■ Exercise objective: In the listing below, identify each line with the word "React" and return those lines.

— START —

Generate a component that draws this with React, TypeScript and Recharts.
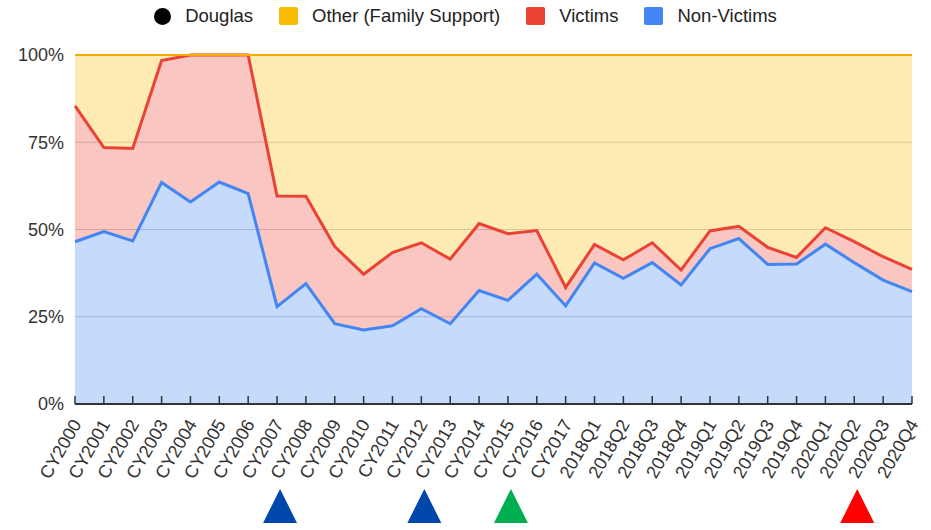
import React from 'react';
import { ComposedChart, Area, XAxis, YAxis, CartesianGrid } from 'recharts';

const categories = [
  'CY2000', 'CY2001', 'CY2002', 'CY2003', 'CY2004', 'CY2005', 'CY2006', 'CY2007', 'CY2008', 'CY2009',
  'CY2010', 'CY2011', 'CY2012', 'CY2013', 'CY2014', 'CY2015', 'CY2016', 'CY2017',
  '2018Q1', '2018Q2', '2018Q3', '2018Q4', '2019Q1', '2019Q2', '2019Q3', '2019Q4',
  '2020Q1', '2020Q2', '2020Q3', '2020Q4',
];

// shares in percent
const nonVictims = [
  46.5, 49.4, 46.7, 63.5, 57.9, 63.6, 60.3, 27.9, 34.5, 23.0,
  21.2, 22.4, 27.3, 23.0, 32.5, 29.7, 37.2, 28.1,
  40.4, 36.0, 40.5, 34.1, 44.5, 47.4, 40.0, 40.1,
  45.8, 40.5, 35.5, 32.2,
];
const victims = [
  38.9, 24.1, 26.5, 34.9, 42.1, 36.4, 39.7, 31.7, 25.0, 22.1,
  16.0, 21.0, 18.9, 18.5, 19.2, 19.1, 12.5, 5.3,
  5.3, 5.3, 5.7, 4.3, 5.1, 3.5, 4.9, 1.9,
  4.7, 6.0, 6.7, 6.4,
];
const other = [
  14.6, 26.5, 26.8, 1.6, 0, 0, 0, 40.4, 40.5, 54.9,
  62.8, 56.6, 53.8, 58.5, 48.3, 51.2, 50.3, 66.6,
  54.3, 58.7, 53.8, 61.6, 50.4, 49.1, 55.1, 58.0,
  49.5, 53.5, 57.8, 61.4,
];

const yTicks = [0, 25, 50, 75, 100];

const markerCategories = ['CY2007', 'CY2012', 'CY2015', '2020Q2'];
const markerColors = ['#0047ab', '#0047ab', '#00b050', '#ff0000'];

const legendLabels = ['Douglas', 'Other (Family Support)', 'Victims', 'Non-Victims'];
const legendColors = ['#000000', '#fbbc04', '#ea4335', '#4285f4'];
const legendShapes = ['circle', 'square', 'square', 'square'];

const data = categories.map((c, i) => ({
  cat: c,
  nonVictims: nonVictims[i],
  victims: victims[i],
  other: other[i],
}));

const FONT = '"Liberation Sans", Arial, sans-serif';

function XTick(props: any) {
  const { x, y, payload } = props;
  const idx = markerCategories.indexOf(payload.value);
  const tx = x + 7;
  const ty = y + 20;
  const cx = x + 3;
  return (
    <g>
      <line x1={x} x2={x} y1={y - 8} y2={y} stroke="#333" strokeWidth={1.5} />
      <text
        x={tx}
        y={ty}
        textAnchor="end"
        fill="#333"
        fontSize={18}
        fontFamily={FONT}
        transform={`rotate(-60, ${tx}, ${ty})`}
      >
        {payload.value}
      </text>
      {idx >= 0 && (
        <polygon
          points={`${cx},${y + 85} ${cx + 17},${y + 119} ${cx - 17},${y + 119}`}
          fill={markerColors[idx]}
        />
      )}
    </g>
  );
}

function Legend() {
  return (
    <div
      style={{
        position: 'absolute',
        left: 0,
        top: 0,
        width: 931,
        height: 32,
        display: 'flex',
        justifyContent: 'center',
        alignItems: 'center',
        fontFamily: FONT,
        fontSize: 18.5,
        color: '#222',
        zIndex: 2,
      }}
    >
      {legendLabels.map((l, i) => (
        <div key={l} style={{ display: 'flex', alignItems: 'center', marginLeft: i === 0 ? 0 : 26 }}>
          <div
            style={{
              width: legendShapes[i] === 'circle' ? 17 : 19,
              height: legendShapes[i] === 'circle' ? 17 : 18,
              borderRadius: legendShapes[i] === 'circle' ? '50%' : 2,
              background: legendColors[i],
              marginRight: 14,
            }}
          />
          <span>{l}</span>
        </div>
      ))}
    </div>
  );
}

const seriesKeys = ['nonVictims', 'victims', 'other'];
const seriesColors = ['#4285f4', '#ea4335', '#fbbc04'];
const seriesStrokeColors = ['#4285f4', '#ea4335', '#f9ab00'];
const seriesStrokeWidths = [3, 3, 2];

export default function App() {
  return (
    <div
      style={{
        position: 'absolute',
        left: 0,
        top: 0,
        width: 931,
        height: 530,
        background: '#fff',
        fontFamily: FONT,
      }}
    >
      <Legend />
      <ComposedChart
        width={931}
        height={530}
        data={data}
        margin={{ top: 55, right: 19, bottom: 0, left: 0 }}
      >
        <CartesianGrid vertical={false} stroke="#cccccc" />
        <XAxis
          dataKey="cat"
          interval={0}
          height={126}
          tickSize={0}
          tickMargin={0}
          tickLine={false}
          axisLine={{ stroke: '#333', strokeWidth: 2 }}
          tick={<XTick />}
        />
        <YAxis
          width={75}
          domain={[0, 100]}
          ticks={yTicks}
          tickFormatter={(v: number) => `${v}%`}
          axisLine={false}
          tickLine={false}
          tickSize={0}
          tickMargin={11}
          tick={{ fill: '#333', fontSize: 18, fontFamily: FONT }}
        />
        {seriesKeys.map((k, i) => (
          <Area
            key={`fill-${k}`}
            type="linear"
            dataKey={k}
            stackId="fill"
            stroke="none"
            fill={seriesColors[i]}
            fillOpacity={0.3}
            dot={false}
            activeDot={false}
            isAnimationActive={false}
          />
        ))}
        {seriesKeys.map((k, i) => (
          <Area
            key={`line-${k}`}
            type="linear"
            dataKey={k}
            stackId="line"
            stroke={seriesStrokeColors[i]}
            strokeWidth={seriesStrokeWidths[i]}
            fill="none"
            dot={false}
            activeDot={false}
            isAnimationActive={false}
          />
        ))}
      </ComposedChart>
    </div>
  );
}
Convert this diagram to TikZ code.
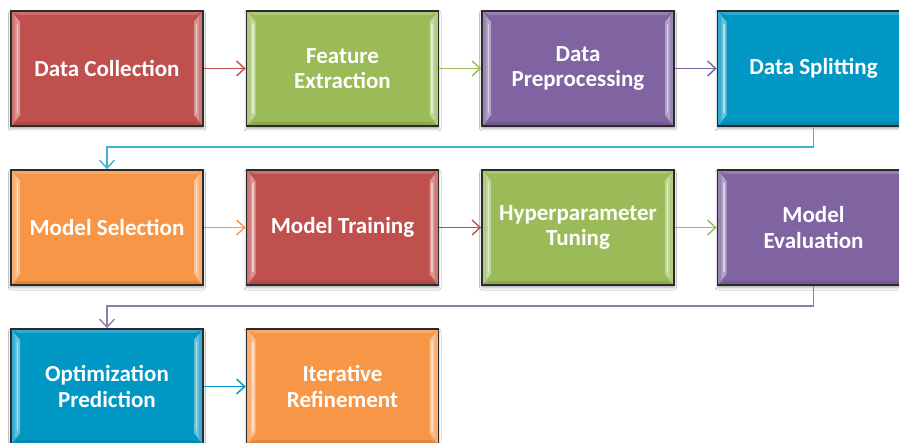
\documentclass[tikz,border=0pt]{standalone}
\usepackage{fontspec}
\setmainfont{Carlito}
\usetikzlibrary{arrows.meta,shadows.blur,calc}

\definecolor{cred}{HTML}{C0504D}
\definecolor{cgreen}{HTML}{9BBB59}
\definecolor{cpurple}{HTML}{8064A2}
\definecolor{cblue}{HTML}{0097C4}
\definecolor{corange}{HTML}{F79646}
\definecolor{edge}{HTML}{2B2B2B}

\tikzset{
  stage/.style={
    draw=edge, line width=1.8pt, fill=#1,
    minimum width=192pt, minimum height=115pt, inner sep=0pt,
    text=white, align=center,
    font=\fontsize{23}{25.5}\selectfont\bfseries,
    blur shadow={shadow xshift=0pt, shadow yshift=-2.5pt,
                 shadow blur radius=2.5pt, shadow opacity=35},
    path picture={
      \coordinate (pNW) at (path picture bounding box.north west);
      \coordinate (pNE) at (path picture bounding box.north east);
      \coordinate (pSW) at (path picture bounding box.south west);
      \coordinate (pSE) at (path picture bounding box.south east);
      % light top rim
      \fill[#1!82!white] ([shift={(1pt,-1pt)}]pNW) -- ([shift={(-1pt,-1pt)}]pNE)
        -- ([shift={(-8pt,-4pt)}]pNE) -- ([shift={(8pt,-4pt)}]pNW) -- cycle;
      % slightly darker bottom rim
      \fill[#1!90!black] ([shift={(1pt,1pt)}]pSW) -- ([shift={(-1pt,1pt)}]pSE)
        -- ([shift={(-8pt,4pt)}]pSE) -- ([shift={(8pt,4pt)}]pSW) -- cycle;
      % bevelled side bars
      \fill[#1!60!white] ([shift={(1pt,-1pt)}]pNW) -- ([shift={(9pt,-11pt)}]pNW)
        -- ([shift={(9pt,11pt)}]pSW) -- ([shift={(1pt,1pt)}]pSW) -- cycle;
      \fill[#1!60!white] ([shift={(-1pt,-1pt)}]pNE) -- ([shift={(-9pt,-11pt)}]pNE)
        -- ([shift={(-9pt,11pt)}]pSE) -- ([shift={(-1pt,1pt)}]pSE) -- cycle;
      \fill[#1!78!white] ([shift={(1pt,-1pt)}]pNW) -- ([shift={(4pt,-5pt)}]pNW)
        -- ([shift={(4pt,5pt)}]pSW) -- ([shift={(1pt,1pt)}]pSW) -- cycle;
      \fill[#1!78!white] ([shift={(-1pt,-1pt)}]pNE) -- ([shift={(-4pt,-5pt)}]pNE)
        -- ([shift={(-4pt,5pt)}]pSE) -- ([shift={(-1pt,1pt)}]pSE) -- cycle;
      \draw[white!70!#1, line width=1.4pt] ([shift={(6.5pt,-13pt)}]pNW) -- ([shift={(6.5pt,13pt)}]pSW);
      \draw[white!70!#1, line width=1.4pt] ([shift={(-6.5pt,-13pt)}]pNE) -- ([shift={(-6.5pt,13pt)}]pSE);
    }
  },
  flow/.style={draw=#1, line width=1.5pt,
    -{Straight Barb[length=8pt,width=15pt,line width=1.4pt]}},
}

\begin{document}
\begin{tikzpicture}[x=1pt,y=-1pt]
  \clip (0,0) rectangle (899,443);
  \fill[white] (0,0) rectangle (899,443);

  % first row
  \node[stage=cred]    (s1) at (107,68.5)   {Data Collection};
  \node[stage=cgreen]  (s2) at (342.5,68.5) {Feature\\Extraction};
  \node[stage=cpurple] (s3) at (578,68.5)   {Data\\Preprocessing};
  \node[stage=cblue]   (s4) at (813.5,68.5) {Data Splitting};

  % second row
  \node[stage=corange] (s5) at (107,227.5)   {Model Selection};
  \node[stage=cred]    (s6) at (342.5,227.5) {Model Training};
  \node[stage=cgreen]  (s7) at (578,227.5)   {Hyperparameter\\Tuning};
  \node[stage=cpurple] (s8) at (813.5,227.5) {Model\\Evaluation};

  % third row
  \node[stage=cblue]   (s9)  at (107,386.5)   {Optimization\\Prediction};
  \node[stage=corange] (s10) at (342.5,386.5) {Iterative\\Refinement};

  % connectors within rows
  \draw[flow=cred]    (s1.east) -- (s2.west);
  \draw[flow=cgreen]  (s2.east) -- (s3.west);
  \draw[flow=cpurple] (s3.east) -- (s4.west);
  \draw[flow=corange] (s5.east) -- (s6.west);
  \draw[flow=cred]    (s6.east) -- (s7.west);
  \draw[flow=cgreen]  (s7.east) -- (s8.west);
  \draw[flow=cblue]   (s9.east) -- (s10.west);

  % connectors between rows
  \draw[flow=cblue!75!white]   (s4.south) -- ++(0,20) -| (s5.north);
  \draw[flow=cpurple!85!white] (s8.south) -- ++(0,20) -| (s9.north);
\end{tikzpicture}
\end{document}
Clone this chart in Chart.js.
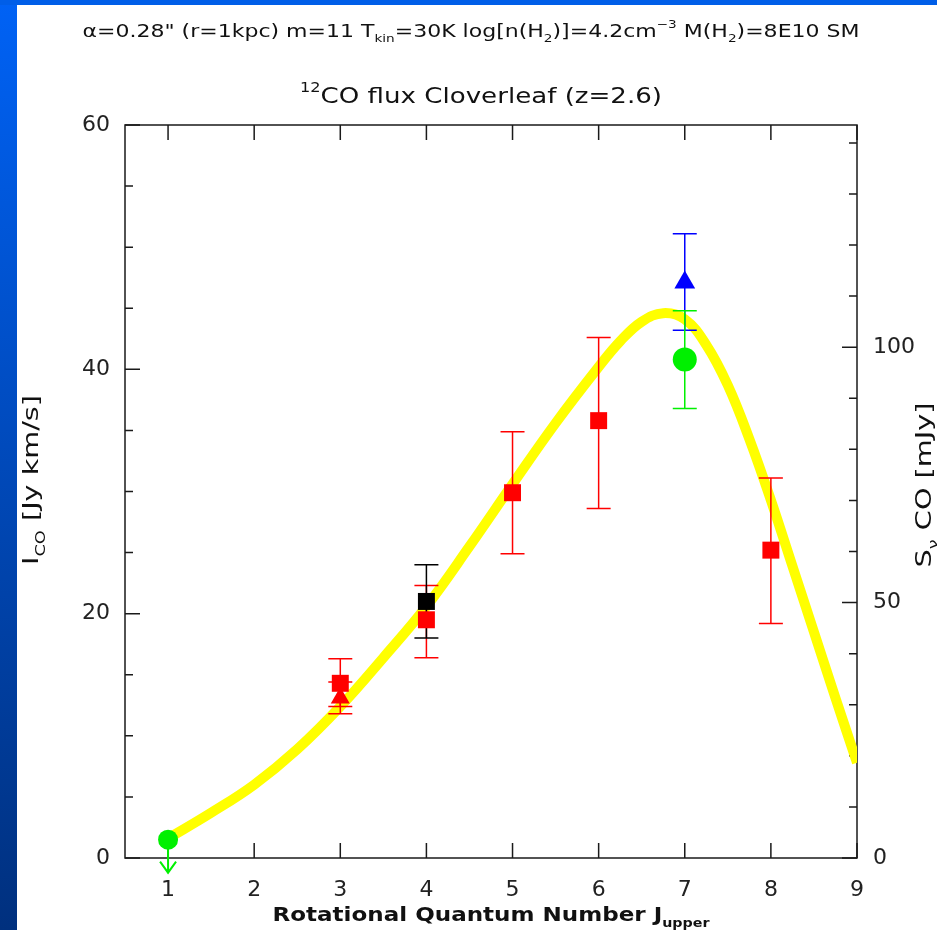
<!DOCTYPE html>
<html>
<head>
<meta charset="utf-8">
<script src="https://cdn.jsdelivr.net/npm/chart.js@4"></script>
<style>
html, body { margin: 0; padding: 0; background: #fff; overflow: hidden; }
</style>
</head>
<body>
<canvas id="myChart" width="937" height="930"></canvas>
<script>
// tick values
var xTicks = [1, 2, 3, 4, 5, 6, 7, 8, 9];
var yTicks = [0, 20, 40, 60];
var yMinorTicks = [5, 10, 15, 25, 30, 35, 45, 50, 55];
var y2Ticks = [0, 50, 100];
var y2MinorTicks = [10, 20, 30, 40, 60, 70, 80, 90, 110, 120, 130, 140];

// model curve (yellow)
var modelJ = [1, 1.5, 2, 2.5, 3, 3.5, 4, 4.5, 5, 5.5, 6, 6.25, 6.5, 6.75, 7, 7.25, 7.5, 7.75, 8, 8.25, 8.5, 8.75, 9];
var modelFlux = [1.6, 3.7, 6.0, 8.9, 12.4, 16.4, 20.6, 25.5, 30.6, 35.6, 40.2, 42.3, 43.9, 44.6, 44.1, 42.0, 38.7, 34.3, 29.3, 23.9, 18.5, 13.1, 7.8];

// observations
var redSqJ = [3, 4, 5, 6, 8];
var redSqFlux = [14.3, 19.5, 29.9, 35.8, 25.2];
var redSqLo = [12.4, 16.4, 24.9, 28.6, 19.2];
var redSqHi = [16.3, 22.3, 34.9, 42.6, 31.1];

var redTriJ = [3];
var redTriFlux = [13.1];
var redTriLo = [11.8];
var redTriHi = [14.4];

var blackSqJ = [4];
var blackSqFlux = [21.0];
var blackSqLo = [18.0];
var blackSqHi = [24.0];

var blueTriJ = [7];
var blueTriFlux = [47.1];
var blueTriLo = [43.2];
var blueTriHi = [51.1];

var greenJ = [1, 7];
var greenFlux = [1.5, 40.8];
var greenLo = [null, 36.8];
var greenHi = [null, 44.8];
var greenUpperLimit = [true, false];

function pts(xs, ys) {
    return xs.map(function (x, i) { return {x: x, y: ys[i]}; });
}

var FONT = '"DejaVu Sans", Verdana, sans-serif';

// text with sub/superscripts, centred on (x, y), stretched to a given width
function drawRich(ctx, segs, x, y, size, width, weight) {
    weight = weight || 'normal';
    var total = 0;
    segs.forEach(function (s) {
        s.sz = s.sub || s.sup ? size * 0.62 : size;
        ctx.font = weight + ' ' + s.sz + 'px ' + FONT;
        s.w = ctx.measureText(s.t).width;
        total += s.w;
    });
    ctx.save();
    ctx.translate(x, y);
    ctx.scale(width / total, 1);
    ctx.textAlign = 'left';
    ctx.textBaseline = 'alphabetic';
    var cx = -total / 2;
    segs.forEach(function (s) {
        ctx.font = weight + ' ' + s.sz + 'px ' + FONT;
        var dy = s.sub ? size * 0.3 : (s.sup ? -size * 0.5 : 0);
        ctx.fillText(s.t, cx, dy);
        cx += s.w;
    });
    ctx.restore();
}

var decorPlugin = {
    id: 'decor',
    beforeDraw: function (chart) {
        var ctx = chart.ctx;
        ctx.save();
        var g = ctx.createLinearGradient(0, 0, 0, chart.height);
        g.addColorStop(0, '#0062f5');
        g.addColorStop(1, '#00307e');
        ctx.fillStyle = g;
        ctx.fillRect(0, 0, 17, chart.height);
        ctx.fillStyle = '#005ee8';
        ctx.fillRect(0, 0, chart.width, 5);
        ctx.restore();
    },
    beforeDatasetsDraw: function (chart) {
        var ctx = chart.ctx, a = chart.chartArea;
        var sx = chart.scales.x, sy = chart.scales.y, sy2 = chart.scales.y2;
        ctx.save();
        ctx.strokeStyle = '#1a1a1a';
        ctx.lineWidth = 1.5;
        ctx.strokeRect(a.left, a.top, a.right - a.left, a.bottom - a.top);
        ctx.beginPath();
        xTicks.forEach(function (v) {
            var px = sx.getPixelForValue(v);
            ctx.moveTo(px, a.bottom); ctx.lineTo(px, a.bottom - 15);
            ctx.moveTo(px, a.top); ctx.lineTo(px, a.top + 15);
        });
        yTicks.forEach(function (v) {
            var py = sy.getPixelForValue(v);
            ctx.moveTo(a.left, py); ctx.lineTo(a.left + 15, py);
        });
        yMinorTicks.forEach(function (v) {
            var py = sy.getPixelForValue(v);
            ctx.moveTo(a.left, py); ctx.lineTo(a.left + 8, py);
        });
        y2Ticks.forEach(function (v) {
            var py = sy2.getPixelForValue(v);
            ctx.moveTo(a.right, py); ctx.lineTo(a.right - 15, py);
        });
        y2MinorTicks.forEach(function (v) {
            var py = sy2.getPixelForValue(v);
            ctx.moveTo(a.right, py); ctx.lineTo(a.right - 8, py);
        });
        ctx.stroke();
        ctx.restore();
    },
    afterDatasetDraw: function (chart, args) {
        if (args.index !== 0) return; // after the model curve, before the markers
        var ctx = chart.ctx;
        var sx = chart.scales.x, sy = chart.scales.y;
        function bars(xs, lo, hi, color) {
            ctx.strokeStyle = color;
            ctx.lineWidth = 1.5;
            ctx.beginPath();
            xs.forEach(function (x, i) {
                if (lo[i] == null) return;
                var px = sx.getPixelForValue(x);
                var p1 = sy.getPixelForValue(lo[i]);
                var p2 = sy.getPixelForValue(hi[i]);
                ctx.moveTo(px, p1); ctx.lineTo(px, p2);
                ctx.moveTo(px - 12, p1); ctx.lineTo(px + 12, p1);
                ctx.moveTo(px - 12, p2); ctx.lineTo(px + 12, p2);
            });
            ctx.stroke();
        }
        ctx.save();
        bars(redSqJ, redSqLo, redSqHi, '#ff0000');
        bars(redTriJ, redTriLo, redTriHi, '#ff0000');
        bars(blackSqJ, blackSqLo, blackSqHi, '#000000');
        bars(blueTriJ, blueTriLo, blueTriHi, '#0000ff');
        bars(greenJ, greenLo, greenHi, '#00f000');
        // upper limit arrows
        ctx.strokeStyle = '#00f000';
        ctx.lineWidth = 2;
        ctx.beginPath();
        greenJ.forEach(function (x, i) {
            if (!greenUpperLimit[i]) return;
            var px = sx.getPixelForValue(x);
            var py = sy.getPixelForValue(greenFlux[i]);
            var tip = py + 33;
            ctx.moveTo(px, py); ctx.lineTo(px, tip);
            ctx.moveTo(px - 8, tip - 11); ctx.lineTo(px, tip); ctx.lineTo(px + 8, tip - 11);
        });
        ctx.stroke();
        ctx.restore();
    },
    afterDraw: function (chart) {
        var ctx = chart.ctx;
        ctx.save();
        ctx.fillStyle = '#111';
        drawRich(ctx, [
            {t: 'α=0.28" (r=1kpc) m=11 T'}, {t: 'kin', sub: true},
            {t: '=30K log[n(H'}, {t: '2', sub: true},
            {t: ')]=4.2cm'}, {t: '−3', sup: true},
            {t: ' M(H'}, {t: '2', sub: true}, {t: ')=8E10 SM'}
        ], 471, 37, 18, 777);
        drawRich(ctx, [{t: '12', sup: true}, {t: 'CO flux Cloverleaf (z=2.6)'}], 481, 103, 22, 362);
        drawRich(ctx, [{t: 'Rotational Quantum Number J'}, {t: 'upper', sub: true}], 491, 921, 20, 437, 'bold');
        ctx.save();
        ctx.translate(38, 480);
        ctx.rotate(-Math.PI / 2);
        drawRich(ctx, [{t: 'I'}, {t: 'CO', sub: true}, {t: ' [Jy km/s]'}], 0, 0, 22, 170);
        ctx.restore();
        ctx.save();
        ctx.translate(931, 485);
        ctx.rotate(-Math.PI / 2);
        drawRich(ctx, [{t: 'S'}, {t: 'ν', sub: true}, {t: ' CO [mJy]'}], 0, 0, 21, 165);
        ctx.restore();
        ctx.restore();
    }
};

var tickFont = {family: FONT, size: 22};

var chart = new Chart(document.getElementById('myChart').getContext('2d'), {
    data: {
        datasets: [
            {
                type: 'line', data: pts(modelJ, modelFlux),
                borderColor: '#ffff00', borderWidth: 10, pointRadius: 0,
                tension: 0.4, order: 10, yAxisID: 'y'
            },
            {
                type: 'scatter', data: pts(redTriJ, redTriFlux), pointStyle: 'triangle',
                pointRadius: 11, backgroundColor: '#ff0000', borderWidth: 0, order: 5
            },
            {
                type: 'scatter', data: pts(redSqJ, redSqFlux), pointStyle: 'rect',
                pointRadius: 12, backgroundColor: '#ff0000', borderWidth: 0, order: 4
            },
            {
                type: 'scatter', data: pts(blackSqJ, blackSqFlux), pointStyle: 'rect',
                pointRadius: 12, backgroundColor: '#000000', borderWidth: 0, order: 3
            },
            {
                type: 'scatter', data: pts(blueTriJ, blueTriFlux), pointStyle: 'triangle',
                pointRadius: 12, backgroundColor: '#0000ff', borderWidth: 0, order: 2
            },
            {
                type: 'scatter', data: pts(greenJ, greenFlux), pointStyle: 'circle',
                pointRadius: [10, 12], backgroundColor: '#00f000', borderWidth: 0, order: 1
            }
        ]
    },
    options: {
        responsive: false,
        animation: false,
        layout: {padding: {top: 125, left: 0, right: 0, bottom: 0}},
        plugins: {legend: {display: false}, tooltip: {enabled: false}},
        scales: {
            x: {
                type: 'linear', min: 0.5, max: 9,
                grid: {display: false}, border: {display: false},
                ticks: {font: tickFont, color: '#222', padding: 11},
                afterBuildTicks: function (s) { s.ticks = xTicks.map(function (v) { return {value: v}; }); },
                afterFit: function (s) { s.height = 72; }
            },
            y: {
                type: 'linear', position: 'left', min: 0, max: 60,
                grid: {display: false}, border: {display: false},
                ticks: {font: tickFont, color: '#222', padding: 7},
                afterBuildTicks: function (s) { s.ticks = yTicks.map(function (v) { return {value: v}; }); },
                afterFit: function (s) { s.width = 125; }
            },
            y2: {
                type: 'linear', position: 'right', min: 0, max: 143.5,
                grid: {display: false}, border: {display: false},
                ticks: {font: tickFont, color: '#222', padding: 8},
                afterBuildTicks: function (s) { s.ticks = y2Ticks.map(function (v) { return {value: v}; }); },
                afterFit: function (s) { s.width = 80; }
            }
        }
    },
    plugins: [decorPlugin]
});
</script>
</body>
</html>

— END —

■ Solution:
Generate a component that draws this with React, TypeScript and Recharts.
import React from 'react';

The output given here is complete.